Weir and the crowd move in synchronicity, repeating “No our love will not fade away” as a pledge and mantra. The lightning bolt flashes on stage, a floodlight prowls, the rainbow array of stage lights pulse. Over 30 times, Weir and Mayer and the crowd utter this phrase in call and response, until all the instruments cease and it is merely the words and the claps and invocations of 40,000. Then it is only the roar of the devoted. The band comes to the forefront of the stage, linking arms, and bow. All around me, people wipe away tears and yell “Thank you so much!!!” Mickey Hart takes the mic for a final gesture of gratitude: “Without you, there would be no us.”

In the sky above San Francisco Bay, a thousand drones form in electric formation. It’s the Uncle Sam Skeleton, complete with red, white, and blue top hat, which doffs to the dazzled crowd.

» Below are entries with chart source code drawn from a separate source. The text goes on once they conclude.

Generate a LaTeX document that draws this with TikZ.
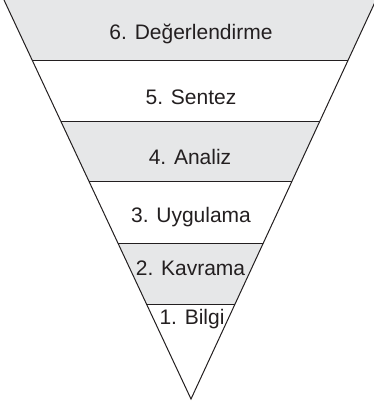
\documentclass[tikz,border=0pt]{standalone}
\usepackage{fontspec}
\setmainfont{Liberation Sans}
\usetikzlibrary{calc}
\definecolor{bandgray}{HTML}{E6E7E8}
\definecolor{ink}{HTML}{231F20}
\begin{document}
\begin{tikzpicture}[x=1pt,y=-1pt,
  bandtext/.style={font=\fontsize{21}{25}\selectfont, text=ink, anchor=base, inner sep=0pt},
  edgeline/.style={draw=ink, line width=1pt}]
\useasboundingbox (0,0) rectangle (374,405);
\coordinate (TL) at (4,0);
\coordinate (TR) at (376,0);
\coordinate (A) at (191,399);
\foreach \n/\t in {1/0.1516, 2/0.3045, 3/0.4561, 4/0.6103, 5/0.7619} {
  \coordinate (L\n) at ($(TL)!\t!(A)$);
  \coordinate (R\n) at ($(TR)!\t!(A)$);
}
\fill[bandgray] (TL) -- (TR) -- (R1) -- (L1) -- cycle;
\fill[bandgray] (L2) -- (R2) -- (R3) -- (L3) -- cycle;
\fill[bandgray] (L4) -- (R4) -- (R5) -- (L5) -- cycle;
\foreach \n in {1,...,5} \draw[edgeline] (L\n) -- (R\n);
\draw[edgeline] (TL) -- (A) -- (TR);
\node[bandtext] (t6) at (191,39) {6. Değerlendirme};
\node[bandtext] (t5) at (191,104) {5. Sentez};
\node[bandtext] (t4) at (190,164) {4. Analiz};
\node[bandtext] (t3) at (191,222) {3. Uygulama};
\node[bandtext] (t2) at (190.5,275) {2. Kavrama};
\node[bandtext] (t1) at (192,324) {1. Bilgi};
\end{tikzpicture}
\end{document}
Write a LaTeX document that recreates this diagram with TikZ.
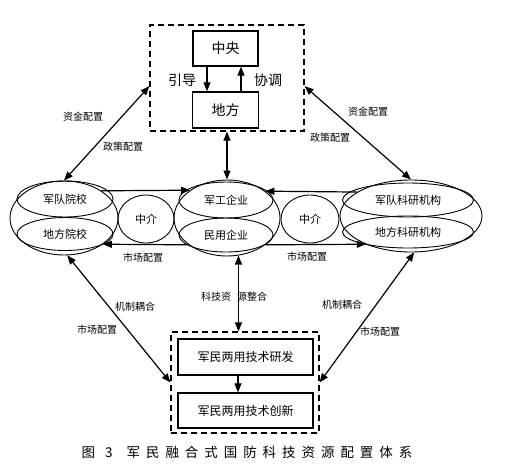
\documentclass[tikz,border=0pt]{standalone}
\usepackage{fontspec}
\setmainfont{Noto Sans CJK SC}
\newfontfamily\capfont[LetterSpace=44]{Noto Sans CJK SC}
\usepackage{tikz}
\usetikzlibrary{arrows.meta,shapes.geometric}

\begin{document}
\begin{tikzpicture}[x=1pt,y=-1pt,
  box/.style={draw,line width=1.3pt,inner sep=0pt},
  dbox/.style={draw,line width=1.2pt,dash pattern=on 6pt off 4pt,inner sep=0pt},
  ell/.style={draw,ellipse,line width=0.9pt,inner sep=0pt},
  arr/.style={line width=1.2pt,-{Triangle[length=9pt,width=7pt]}},
  darr/.style={line width=1.2pt,{Triangle[length=9pt,width=7pt]}-{Triangle[length=9pt,width=7pt]}},
  lab/.style={font=\fontsize{10}{10}\selectfont,inner sep=0pt}]
\useasboundingbox (0,0) rectangle (505,466);

\node at (227,78) (zf)[dbox,minimum width=154pt,minimum height=106pt]{};
\node at (225.5,48.5) (zy)[box,minimum width=65pt,minimum height=35pt,font=\fontsize{14}{14}\selectfont]{中央};
\node at (225.5,110) (df)[box,minimum width=66pt,minimum height=36pt,font=\fontsize{14}{14}\selectfont]{地方};
\draw[arr] ([xshift=-18.5pt]zy.south) -- ([xshift=-18.5pt]df.north);
\draw[arr] ([xshift=15.5pt]df.north) -- ([xshift=15.5pt]zy.south);
\node at (182,80) (yd)[font=\fontsize{14}{14}\selectfont,inner sep=0pt]{引导};
\node at (268,80) (xt)[font=\fontsize{14}{14}\selectfont,inner sep=0pt]{协调};

\node at (64,218) (yxo)[ell,minimum width=108pt,minimum height=74pt]{};
\node at (65,199) (yx1)[ell,minimum width=96pt,minimum height=36pt,font=\fontsize{11}{11}\selectfont]{军队院校};
\node at (65,234) (yx2)[ell,minimum width=96pt,minimum height=33pt,font=\fontsize{11}{11}\selectfont]{地方院校};
\node at (146,219) (zj1)[ell,minimum width=56pt,minimum height=48pt,font=\fontsize{11}{11}\selectfont]{中介};

\node at (227,218) (qyo)[ell,minimum width=106pt,minimum height=76pt]{};
\node at (226,200) (qy1)[ell,minimum width=94pt,minimum height=36pt,font=\fontsize{11}{11}\selectfont]{军工企业};
\node at (226,235) (qy2)[ell,minimum width=94pt,minimum height=34pt,font=\fontsize{11}{11}\selectfont]{民用企业};
\node at (310,219) (zj2)[ell,minimum width=58pt,minimum height=48pt,font=\fontsize{11}{11}\selectfont]{中介};

\node at (411,216) (kyo)[ell,minimum width=142pt,minimum height=72pt]{};
\node at (408,200) (ky1)[ell,minimum width=131pt,minimum height=34pt,font=\fontsize{11}{11}\selectfont]{军队科研机构};
\node at (408,232) (ky2)[ell,minimum width=131pt,minimum height=32pt,font=\fontsize{11}{11}\selectfont]{地方科研机构};

\node at (245,382.5) (jm)[dbox,minimum width=148pt,minimum height=101pt]{};
\node at (245.5,357) (yf)[box,minimum width=135pt,minimum height=36pt,font=\fontsize{12}{12}\selectfont]{军民两用技术研发};
\node at (245.5,410.5) (cx)[box,minimum width=135pt,minimum height=35pt,font=\fontsize{12}{12}\selectfont]{军民两用技术创新};
\draw[arr] ([xshift=-7.5pt]yf.south) -- ([xshift=-7.5pt]cx.north);

\draw[arr] (yxo.36) -- (qyo.143);
\draw[arr] (qyo.215) -- (yxo.-34);
\draw[arr] (kyo.156) -- (qyo.35);
\draw[arr] (qyo.-35) -- (kyo.212);
\node at (143,258) (sc1)[lab]{市场配置};
\node at (307,257) (sc2)[lab]{市场配置};

\draw[darr] (zf.186) -- (yxo.north);
\draw[darr] (zf.-6) -- (kyo.north);
\draw[darr] (zf.south) -- (qyo.north);
\node at (83,117) (zj3)[lab]{资金配置};
\node at (123,147) (zc1)[lab]{政策配置};
\node at (368,112) (zj4)[lab]{资金配置};
\node at (330,138) (zc2)[lab]{政策配置};

\draw[darr] (yxo.-85) -- (jm.west);
\draw[darr] (kyo.-85) -- (jm.east);
\draw[darr] (qyo.-73) -- (qyo.-73 |- jm.north);
\node at (234,297) (kj)[lab]{科技资\hspace{6pt}源整合};
\node at (135,307) (jz1)[lab]{机制耦合};
\node at (97,330) (sc3)[lab]{市场配置};
\node at (342,305) (jz2)[lab]{机制耦合};
\node at (380,332) (sc4)[lab]{市场配置};

\node at (247,452) (bt)[inner sep=0pt,font=\capfont\fontsize{13.5}{13.5}\selectfont]{图\hspace{10pt}3\hspace{14pt}军民融合式国防科技资源配置体系};
\end{tikzpicture}
\end{document}
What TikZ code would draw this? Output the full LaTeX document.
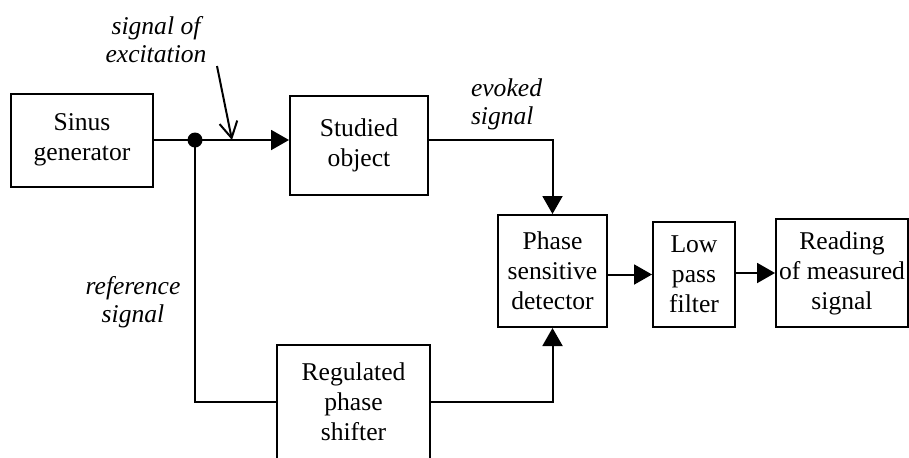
\documentclass[tikz,border=0pt]{standalone}
\usepackage{fontspec}
\setmainfont{Liberation Serif}
\usetikzlibrary{arrows.meta,positioning}

\begin{document}
\begin{tikzpicture}[
        x=0.5pt, y=-0.5pt,
        every path/.style={line width=1pt},
        block/.style={draw, line width=1pt, inner sep=0pt, align=center, font=\fontsize{12.8}{15}\selectfont},
        lbl/.style={inner sep=0pt, align=center, font=\fontsize{12.8}{14}\selectfont\itshape},
        dot/.style={circle, fill, inner sep=0pt, minimum size=7.5pt},
        sig/.style={-{Triangle[length=9pt,width=10pt]}},
        hint/.style={-{Straight Barb[length=8pt,width=9pt]}}
    ]
    \useasboundingbox (0,0) rectangle (909,457);

    % Blocks
      \node[block, minimum width=71pt, minimum height=46.5pt] (sinus) at (82,140) {Sinus\\generator};
      \node[block, minimum width=69pt, minimum height=49.5pt] (studied) at (359,145.5) {Studied\\object};
      \node[block, minimum width=54.5pt, minimum height=56pt] (psd) at (552.5,271) {Phase\\sensitive\\detector};
      \node[block, minimum width=41pt, minimum height=52.5pt] (lpf) at (694,274.5) {Low\\pass\\filter};
      \node[block, minimum width=66pt, minimum height=54pt] (reading) at (842,273) {Reading\\of measured\\signal};
      \node[block, minimum width=76.5pt, minimum height=57pt] (shifter) at (353.5,402) {Regulated\\phase\\shifter};

      \node[dot] (junc) at (195,140) {};
      \coordinate (exctail) at (217,66);
      \coordinate (exctip) at (232,140);

    % Labels
      \node[lbl] (excitation) at (156,40) {signal of\\excitation};
      \node[lbl, align=left, anchor=west] (evoked) at (470,104) {evoked\\signal};
      \node[lbl] (reference) at (133,302) {reference\\signal};

    % Connectors
    \draw[sig] (sinus.east) -- (sinus.east -| studied.west);
    \draw[hint] (exctail) -- (exctip);
    \draw (junc.center) |- (shifter.west);
    \draw[sig] (studied.east |- junc) -| (psd.north);
    \draw[sig] (shifter.east) -| (psd.south);
    \draw[sig] (psd.east |- lpf.west) -- (lpf.west);
    \draw[sig] (lpf.east |- reading.west) -- (reading.west);

\end{tikzpicture}
\end{document}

Then slowly, it puts it back on its illuminated head and disappears, to be replaced by the dancing bear, turning burgundy and yellow and green and purple until it morphs into a glowing red rose in full bloom. 

Finally, the Stealie Skull appears high in the firmament, psychedelic color swirling on its crown, while the crowd keeps whooping and clapping in time. But then that too fades into the darkness, leaving everyone satisfied but adrift. Some have already gone, but most remain, staring into the blank sky, wondering where they’re going next, waiting to see if the lights will turn back on again.